# Deathworld another must read for I.G



## BodyCount (Aug 1, 2010)

Just finished death world, it’s a Catachan book about going onto the deadliest of any death world Catachan soldiers have seen. Shows the ways they fight and train. Sly Marbo is in the book. He is just as awesome as in the game. The mission is to kill one of the smarter Ork war bosses I.G have faced in a 10 man recon assassination mission. Gotta read this book 5/5!
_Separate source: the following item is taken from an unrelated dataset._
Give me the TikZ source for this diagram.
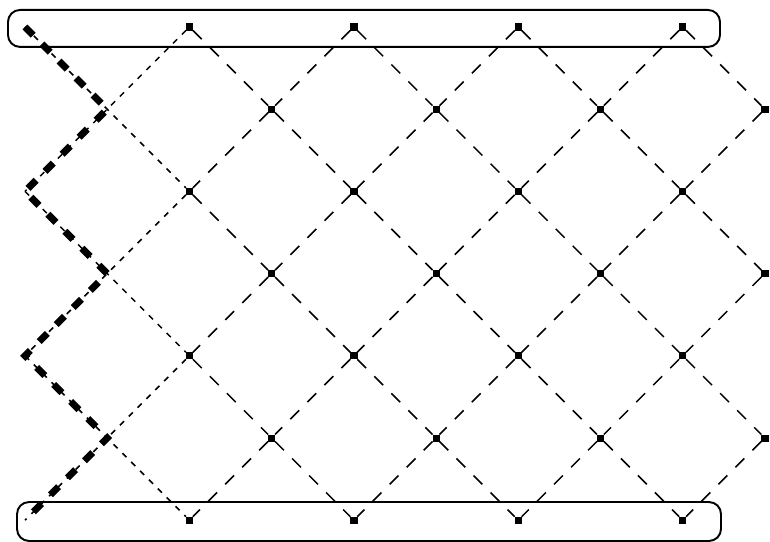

Now I really want to play a death world scenario game.


----------



## manyfist (Aug 14, 2010)

Is it back in print?


----------



## Azezel (May 23, 2010)

Death World and 15 Hours are both in the IG omnibus. I liked Death World more than 15 hours, but they're both worth reading.


----------



## manyfist (Aug 14, 2010)

Azezel said:


> Death World and 15 Hours are both in the IG omnibus. I liked Death World more than 15 hours, but they're both worth reading.
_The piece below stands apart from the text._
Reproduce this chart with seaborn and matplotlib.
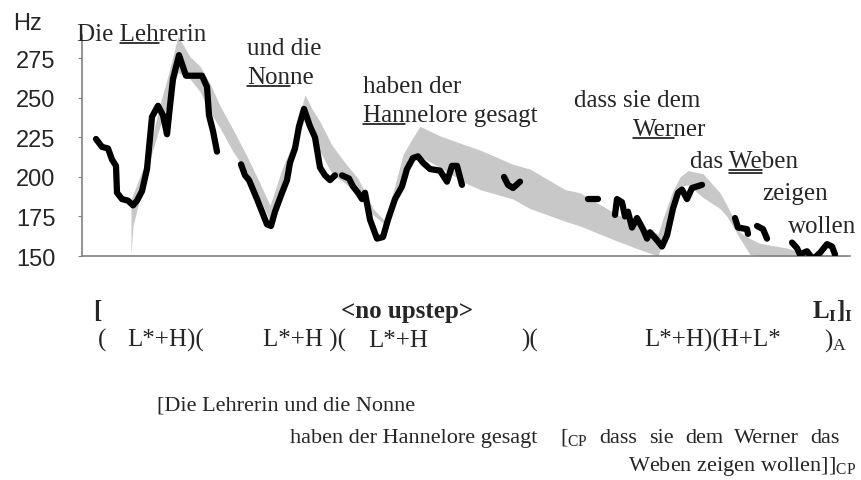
import numpy as np
import pandas as pd
import seaborn as sns
import matplotlib.pyplot as plt
from matplotlib.lines import Line2D
plt.switch_backend('agg')

# f0 contour (time in frames, Hz), split into voiced stretches
seg_t = [
    [14, 20, 26, 30, 34, 35, 40, 46, 51, 55, 60, 65, 70, 76, 81, 85, 88, 91, 97, 104, 120, 125, 127, 131, 135],
    [159, 163, 167, 175, 180, 185, 189, 193, 200, 205, 208, 213, 217, 222, 228, 233, 238, 243, 248, 253],
    [260, 267, 271, 276, 280, 283, 288, 295, 301, 306, 313, 320, 325, 331, 336, 341, 348, 358, 365, 370, 375, 380],
    [422, 426, 431, 438],
    [506, 516],
    [533, 535, 540, 543, 546, 550, 555, 561, 565, 568, 575, 580, 585, 591, 596, 600, 605, 610, 620],
    [653, 656, 665, 666],
    [675, 681, 685],
    [710, 715, 718, 725, 731, 738, 745, 750, 753],
]
seg_f0 = [
    [224, 219, 218, 211, 207, 190, 186, 185, 182, 185, 191, 205, 238, 245, 239, 227, 245, 262, 277, 264, 264, 257, 239, 229, 216],
    [208, 201, 198, 186, 178, 170, 169, 178, 190, 198, 209, 218, 232, 243, 232, 225, 206, 201, 198, 201],
    [201, 199, 194, 190, 186, 190, 173, 161, 162, 173, 186, 194, 205, 212, 213, 209, 205, 204, 197, 207, 207, 195],
    [200, 195, 193, 197],
    [186, 186],
    [176, 186, 184, 175, 178, 168, 174, 167, 161, 165, 160, 156, 163, 180, 190, 192, 186, 193, 195],
    [174, 168, 167, 164],
    [169, 167, 161],
    [158.5, 155, 151, 153, 148, 152, 157.5, 156, 151],
]

# grey band (predicted range)
band_t = [49, 51, 65, 78, 86, 96, 108, 118, 128, 138, 151, 165, 178, 188, 200, 210, 215, 223, 230, 238,
          250, 263, 276, 291, 303, 313, 321, 330, 338, 358, 384, 398, 431, 448, 483, 498, 533, 558, 576,
          580, 590, 598, 606, 621, 638, 645, 658, 668, 678, 705, 721, 768]
band_lo = [150, 169, 205, 232, 247, 266, 262, 254, 241, 231, 216, 203, 186, 172, 196, 212, 223, 237, 228, 216,
           202, 196, 189, 176, 170, 183, 200, 211, 213, 206, 196, 192, 186, 180, 172, 169, 160, 154, 150,
           158, 180, 194, 195, 187, 180, 175, 161, 151, 150, 150, 150, 150]
band_hi = [186, 189, 212, 246, 264, 289, 276, 270, 259, 245, 230, 213, 196, 182, 205, 220, 234, 252, 243, 235,
           220, 209, 199, 180, 172, 195, 214, 224, 232, 226, 220, 217, 208, 205, 192, 190, 177, 169, 164,
           172, 190, 200, 204, 202, 190, 182, 165, 161, 158, 155, 152, 150]

yticks = [150, 175, 200, 225, 250, 275]

rows = []
for i, (ts, fs) in enumerate(zip(seg_t, seg_f0)):
    for t, f in zip(ts, fs):
        rows.append({'seg': i, 't': t, 'f0': f})
df = pd.DataFrame(rows)

sns.set_style('white')
plt.rcParams['mathtext.fontset'] = 'custom'
plt.rcParams['mathtext.rm'] = 'Liberation Serif'
plt.rcParams['mathtext.bf'] = 'Liberation Serif:bold'
plt.rcParams['mathtext.it'] = 'Liberation Serif:italic'

W, H = 862, 481
fig = plt.figure(figsize=(W / 100, H / 100), dpi=100)
ax = fig.add_axes([82 / W, 1 - 257 / H, (850 - 82) / W, (257 - 35.6) / H])

ax.fill_between(band_t, band_lo, band_hi, color='#c8c8c8', lw=0, zorder=1)
sns.lineplot(data=df, x='t', y='f0', units='seg', estimator=None, color='black', lw=4.5,
             ax=ax, zorder=3, sort=False)

ax.set_xlim(0, 768)
ax.set_ylim(150, 290)
ax.set_yticks(yticks)
ax.set_xticks([])
ax.set_xlabel('')
ax.set_ylabel('')
for s in ['top', 'right']:
    ax.spines[s].set_visible(False)
for s in ['left', 'bottom']:
    ax.spines[s].set_color('#808080')
    ax.spines[s].set_linewidth(1.2)
ax.tick_params(axis='y', direction='out', length=3, color='#808080', pad=16, left=True)
for lab in ax.get_yticklabels():
    lab.set_fontfamily('Liberation Sans')
    lab.set_fontsize(17)
fig.text(13 / W, 1 - 30 / H, 'Hz', family='Liberation Sans', fontsize=17, ha='left', va='baseline')

serif = 'Liberation Serif'
renderer = fig.canvas.get_renderer()


def put(x, y, s, size=18, weight='normal', ha='left'):
    return fig.text(x / W, 1 - y / H, s, family=serif, fontsize=size, fontweight=weight,
                    ha=ha, va='baseline')


def width_of(s, size):
    tmp = put(0, 0, s, size)
    bb = tmp.get_window_extent(renderer)
    tmp.remove()
    return bb.width


def underline(x, y, s, a, b, size=18, double=False):
    put(x, y, s, size)
    # pixel widths of the leading parts, measured with spaces kept
    x0 = x + (width_of('|' + s[:a] + '|', size) - width_of('||', size)) if a else x
    x1 = x + (width_of('|' + s[:b] + '|', size) - width_of('||', size))
    offs = [3, 6] if double else [3]
    for o in offs:
        fig.add_artist(Line2D([x0 / W, x1 / W], [(H - y - o) / H, (H - y - o) / H],
                              transform=fig.transFigure, color='black', lw=1.1))


def justify(x0, x1, y, words, size=16):
    ws = [width_of(w, size) for w in words]
    gap = (x1 - x0 - sum(ws)) / (len(words) - 1)
    x = x0
    for w, wd in zip(words, ws):
        put(x, y, w, size)
        x += wd + gap


# words above the contour
underline(77, 41, 'Die Lehrerin', 4, 7)
put(247, 55, 'und die')
underline(247, 84, 'Nonne', 0, 3)
put(363, 93, 'haben der')
underline(363, 122, 'Hannelore gesagt', 0, 3)
put(574, 107, 'dass sie dem')
underline(633, 136, 'Werner', 0, 3)
underline(690, 168, 'das Weben', 4, 6, double=True)
put(762, 200, 'zeigen')
put(788, 233, 'wollen')

# tonal transcription
put(93, 318, '[', weight='bold')
put(341, 318, '<no upstep>', weight='bold')
put(812, 318, r'L$_{\mathbf{I}}$]$_{\mathbf{I}}$', weight='bold')
put(98, 347, '(')
put(127, 347, 'L*+H)(')
put(263, 347, 'L*+H )(')
put(368, 347, 'L*+H')
put(521, 347, ')(')
put(644, 347, 'L*+H)(H+L*')
put(824, 347, r')$_{\mathrm{A}}$')

# syntactic bracketing
put(157, 411, '[Die Lehrerin und die Nonne', size=16)
put(290, 443, 'haben der Hannelore gesagt', size=16)
justify(560, 840, 443, [r'[$_{\mathrm{CP}}$', 'dass', 'sie', 'dem', 'Werner', 'das'])
put(856, 471, r'Weben zeigen wollen]]$_{\mathrm{CP}}$', size=16, ha='right')

plt.savefig('out.png', dpi=100)
plt.close()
I already have 2/3 books in the omnibus, but just missing Death World. I tried to get it from Black Library's website but it says "Out of Print". I do agree that 15 hours is a worthwhile read, as well as Rebel Winter.


----------



## BodyCount (Aug 1, 2010)

yeah i got it in a combo with rebel winter and 15 hours, my favorite for far is deathworld .


----------